Digital Alternatives Define New Sales Force

Teams must adapt techniques to embrace new technologies in order to remain successful
Oct 01, 2010


Bill Cooney
Consensus is growing that today's pharmaceutical sales forces must be revamped into smaller, more flexible, and science-based groups. As reps undergo this fundamental change, they must also change their tools and techniques. This includes medical speaker programs, which will have to evolve to stay relevant in the new world of pharma sales.

Following decades of growth that peaked in 2007, speaker program activity has fallen sharply over the last two years, down by 30 percent or more at most pharma companies. This has occurred even though speaker programs, when done right, are among the best examples of pharma programming, beneficial to the medical community and addressing the core need of clinicians to learn more about medical advances directly from esteemed peers.

Speaker programs are in decline due to the same forces that are currently reshaping all areas of pharma sales: cost, regulations, and access to healthcare professionals. If speaker programs are to resume their place as primary channels for peer-based marketing, the format must change in response to this new environment.

While almost all major trends in the medical marketplace are now adverse, one trend that is favoring speaker programs is the boom in digital media. Clinicians of all types are accessing various websites as their primary source for medical information in daily practice. To survive, speaker programs must leverage this phenomenon.

There are many ways to do this. Several pharma companies have piloted programs featuring speakers at video studios, broadcasting over the Web to audiences gathered at restaurants or hotels. These programs have been successful in various ways, save one: They haven't generated any cost savings. Other programs have been designed to connect with several hundred target clinicians in a single, live, Web-based event. This format can lower costs, but too often has failed to reach attendance goals.

An alternative Web-based format is desktop-to-desktop (D2D) speaker programs designed around small groups, brief sessions, and a large number of scheduled events. This format avoids the expense of studios and venues, and provides more flexible audience reach compared with one-time "big event" webcasts.

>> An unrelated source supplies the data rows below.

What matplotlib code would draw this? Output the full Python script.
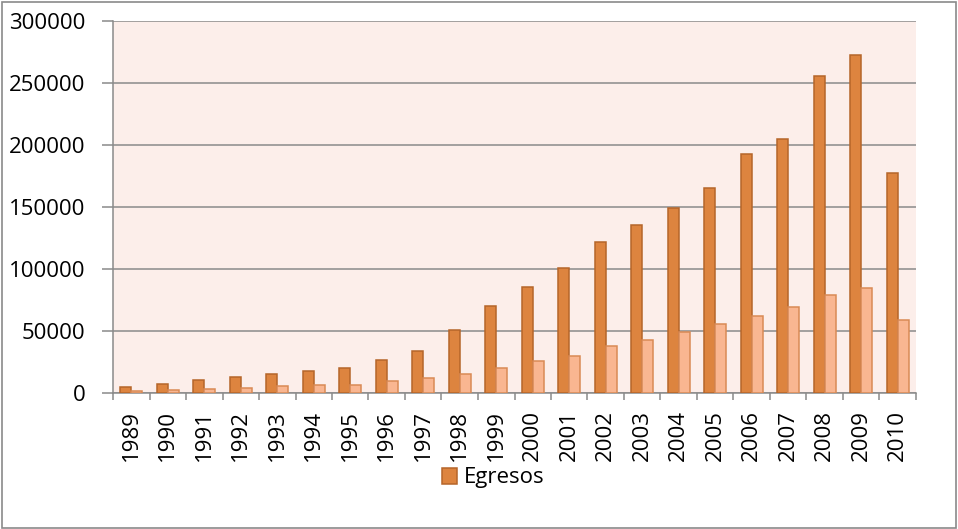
import numpy as np
import matplotlib
matplotlib.use("Agg")
import matplotlib.pyplot as plt
from matplotlib.patches import Rectangle

# ── Data ─────────────────────────────────────────────────────────────────────
years = ["1989", "1990", "1991", "1992", "1993", "1994", "1995", "1996",
         "1997", "1998", "1999", "2000", "2001", "2002", "2003", "2004",
         "2005", "2006", "2007", "2008", "2009", "2010"]
egresos = [5000, 7300, 10200, 12600, 15600, 18000, 19900, 26300,
           34100, 50500, 69900, 85200, 100800, 122000, 135700, 149400,
           165600, 192500, 204600, 255900, 272800, 177700]
serie_2 = [1600, 2100, 3200, 4300, 5600, 6200, 6400, 9400,
           11800, 15000, 19900, 25800, 29800, 37600, 42700, 48900,
           55400, 62400, 69600, 78800, 84400, 58900]
y_ticks = [0, 50000, 100000, 150000, 200000, 250000, 300000]

DARK, DARK_EDGE = "#DD843F", "#B5652A"
LIGHT, LIGHT_EDGE = "#F9B691", "#D98A55"
GRID = "#8A8A8A"

plt.rcParams["font.family"] = ["Open Sans", "DejaVu Sans"]
FS = 16

fig = plt.figure(figsize=(9.58, 5.29), dpi=100)
ax = fig.add_axes([113 / 958, 1 - 393 / 529, 803 / 958, 372 / 529])
ax.set_facecolor("#FCEEEA")

x = np.arange(len(years))
w = 0.3
ax.bar(x - w / 2, egresos, width=w, color=DARK, edgecolor=DARK_EDGE,
       linewidth=1.1, label="Egresos", zorder=3)
ax.bar(x + w / 2, serie_2, width=w, color=LIGHT, edgecolor=LIGHT_EDGE,
       linewidth=1.1, zorder=3)

ax.set_xlim(-0.5, len(years) - 0.5)
ax.set_ylim(0, 300000)
ax.set_yticks(y_ticks)
ax.set_yticklabels([str(v) for v in y_ticks], fontsize=FS, color="black")
ax.yaxis.grid(True, color=GRID, linewidth=1.1, zorder=1)

ax.set_xticks(x)
ax.set_xticklabels(years, rotation=90, fontsize=FS, color="black")
ax.set_xticks(np.arange(-0.5, len(years)), minor=True)
ax.tick_params(axis="x", which="major", length=0, pad=12)
ax.tick_params(axis="x", which="minor", length=5, width=1.1, color=GRID)
ax.tick_params(axis="y", length=8, width=1.1, color=GRID, pad=12)

for side in ["top", "right"]:
    ax.spines[side].set_visible(False)
for side in ["left", "bottom"]:
    ax.spines[side].set_color(GRID)
    ax.spines[side].set_linewidth(1.1)

fig.legend(loc="center", bbox_to_anchor=(493 / 958, 1 - 478 / 529),
           frameon=False, fontsize=FS, handlelength=0.7, handleheight=0.7,
           handletextpad=0.3)

# outer chart border
fig.patches.append(Rectangle((0.002, 0.002), 0.996, 0.995, transform=fig.transFigure,
                             fill=False, edgecolor="#8A8A8A", linewidth=1.2))

fig.savefig("out.png", dpi=100)
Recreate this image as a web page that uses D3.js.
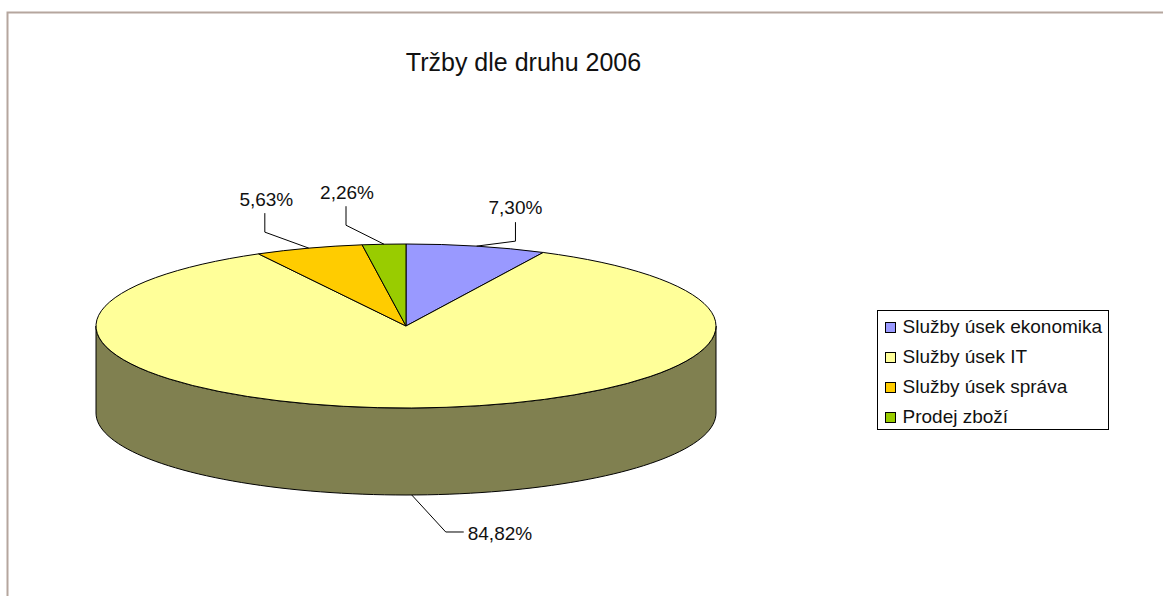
<!DOCTYPE html>
<html>
<head>
<meta charset="utf-8">
<script src="https://cdn.jsdelivr.net/npm/d3@7"></script>
<style>
  html, body { margin: 0; padding: 0; background: #fff; }
  svg { display: block; }
  text { font-family: "Liberation Sans", Arial, sans-serif; fill: #111; }
</style>
</head>
<body>
<svg id="chart" width="1163" height="596"></svg>
<script>
const categories = ['Služby úsek ekonomika', 'Služby úsek IT', 'Služby úsek správa', 'Prodej zboží']
const shares = [7.3, 84.82, 5.63, 2.26]
const shareLabels = ['7,30%', '84,82%', '5,63%', '2,26%']
const colors = ['#9999ff', '#ffff99', '#ffcc00', '#99cc00']
const title = 'Tržby dle druhu 2006'

const svg = d3.select('#chart')

const cx = 406,
  cy = 326,
  rx = 310,
  ry = 82,
  depth = 87

// chart frame, only top and left are visible in the window
svg
  .append('path')
  .attr('d', 'M7.5,596V12.5H1163')
  .attr('fill', 'none')
  .attr('stroke', '#b5a69e')
  .attr('stroke-width', 2)

svg
  .append('text')
  .attr('x', 523.5)
  .attr('y', 71)
  .attr('text-anchor', 'middle')
  .attr('font-size', 25)
  .text(title)

const slices = d3.pie().sort(null).value((d) => d)(shares)

// point on the tilted rim, angle is clockwise from the top
const rim = (a) => [cx + rx * Math.sin(a), cy - ry * Math.cos(a)]

// side wall: front half of the rim, pushed down by depth
const front = d3.range(90, 271, 2).map((deg) => (deg * Math.PI) / 180)
const side = d3
  .area()
  .x((a) => rim(a)[0])
  .y0((a) => rim(a)[1])
  .y1((a) => rim(a)[1] + depth)

svg
  .append('path')
  .attr('d', side(front))
  .attr('fill', '#808050')
  .attr('stroke', '#000')
  .attr('stroke-width', 1)

const arc = d3.arc().innerRadius(0).outerRadius(rx)

svg
  .append('g')
  .attr('transform', `translate(${cx},${cy}) scale(1,${ry / rx})`)
  .selectAll('path')
  .data(slices)
  .join('path')
  .attr('d', arc)
  .attr('fill', (d, i) => colors[i])
  .attr('stroke', '#000')
  .attr('stroke-width', 1)
  .attr('vector-effect', 'non-scaling-stroke')

// leader lines start at the middle of each slice's rim
const leaders = [
  { dx: 39, dy: -5, ex: 0, ey: -19, tx: 0, ty: -8 },
  { dx: 34, dy: 37, ex: 18, ey: 0, tx: 4, ty: 8 },
  { dx: -44, dy: -16, ex: 0, ey: -19, tx: 1.5, ty: -7 },
  { dx: -38, dy: -19, ex: 0, ey: -19, tx: 1, ty: -7 },
]

const labels = svg.append('g').selectAll('g').data(slices).join('g')

labels
  .append('path')
  .attr('fill', 'none')
  .attr('stroke', '#000')
  .attr('stroke-width', 1)
  .attr('d', (d, i) => {
    const mid = (d.startAngle + d.endAngle) / 2
    const [x, y] = rim(mid)
    const y0 = mid > Math.PI / 2 && mid < (3 * Math.PI) / 2 ? y + depth : y
    const l = leaders[i]
    return d3.line()([
      [x, y0],
      [x + l.dx, y0 + l.dy],
      [x + l.dx + l.ex, y0 + l.dy + l.ey],
    ])
  })

labels
  .append('text')
  .attr('font-size', 19)
  .attr('text-anchor', (d, i) => (i === 1 ? 'start' : 'middle'))
  .attr('x', (d, i) => {
    const l = leaders[i]
    return rim((d.startAngle + d.endAngle) / 2)[0] + l.dx + l.ex + l.tx
  })
  .attr('y', (d, i) => {
    const mid = (d.startAngle + d.endAngle) / 2
    const l = leaders[i]
    const y0 = rim(mid)[1] + (i === 1 ? depth : 0)
    return y0 + l.dy + l.ey + l.ty
  })
  .text((d, i) => shareLabels[i])

// legend
const legend = svg.append('g').attr('transform', 'translate(877.5,310.5)')

legend
  .append('rect')
  .attr('width', 231)
  .attr('height', 119)
  .attr('fill', '#fff')
  .attr('stroke', '#000')

const rowY = d3.scalePoint().domain(categories).range([17, 107])

const rows = legend
  .selectAll('g')
  .data(categories)
  .join('g')
  .attr('transform', (d) => `translate(0,${rowY(d)})`)

rows
  .append('rect')
  .attr('x', 8)
  .attr('y', -5)
  .attr('width', 10)
  .attr('height', 10)
  .attr('fill', (d, i) => colors[i])
  .attr('stroke', '#000')

rows
  .append('text')
  .attr('x', 25)
  .attr('y', 5.5)
  .attr('font-size', 19)
  .text((d) => d)
</script>
</body>
</html>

Digital alternatives for speaker programs must address the various forces that are redefining the pharma sales force, as follows:

Cost Control

The new economics of healthcare have caused every major pharma company to undertake unprecedented measures to cut marketing costs. Local speaker events are a major area of spend, and costs often fall in a range of $400 to $600 per attendee. Unfortunately, the studio-to-venue webcast model does not provide lower costs compared to local events. The D2D format substantially lowers costs by eliminating facility and A/V equipment expenses at studios and venues, as well as major dining costs. This can result in substantial savings of 70 percent to 80 percent.

Tougher Regulations

The D2D format is inherently compliant with various regulations that have targeted "transfers of value," including meals, with spending caps, reporting requirements, and a ban on meals at venues in two states, Massachusetts and Vermont. D2D speaker programs can be implemented with no meals and no reporting requirements for attendees. Looking ahead, this is of great importance considering the pending Physician Payment Sunshine Act (PPSA), which will require medical product companies to report payments of money or gifts, including the value of meals, made to individual physicians.